5. Add brown sauce (recipe below), bring to a boil, then reduce heat and simmer, 5 minutes.

6. While sauce simmers, whisk together in a bowl the sour cream, heavy cream and mustard. Remove skillet from heat; whisk in sour cream mixture along with any accumulated juices from the meat.

7. Return pan to medium heat; bring sauce back to a simmer. Stir in cooked meat; reheat, about 1 minute. Stir in half the dill and parsley; season to taste with salt and pepper. Serve immediately over egg pasta, garnished with remaining dill and parsley.

Serves 4

Brown sauce


1½ tbsp butter

½ small onion, diced

¼ carrot, peeled, diced

¼ stick celery, diced

3 tsp tomato paste

scant 2 tbsp flour

2 ½ cups beef broth

1 bay leaf

¼ tsp dried thyme

4 sprigs parsley

salt and pepper as needed


1. Melt butter in a small saucepan over medium high heat.
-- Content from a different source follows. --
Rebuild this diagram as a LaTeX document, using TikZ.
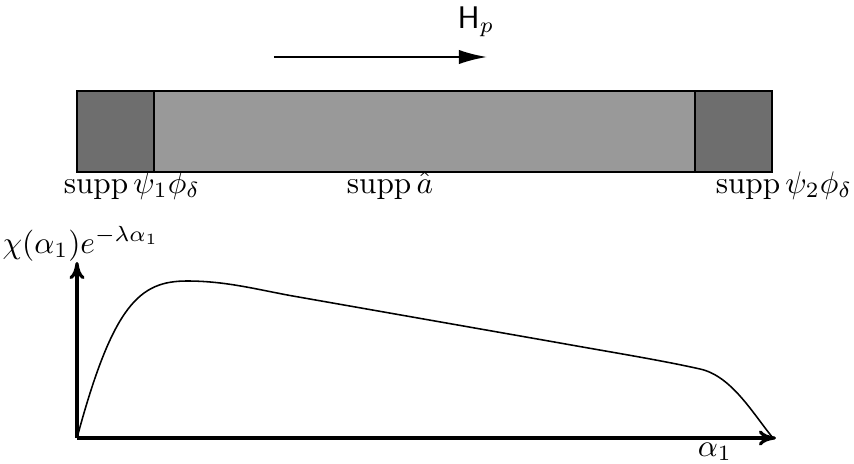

When foam subsides, add onion, carrot and celery; cook, stirring, until lightly browned, 2 to 3 minutes.

2. Add tomato paste; cook, stirring, another minute.

3. Stir in flour; cook, stirring, until combined, about 30 seconds.

4. Whisk in beef broth, scraping bottom of pan to get up any stuck flour. Add bay leaf, thyme and parsley; bring to a boil, reduce heat and simmer, 20 minutes. Season to taste; strain, reserving liquid and discarding solids.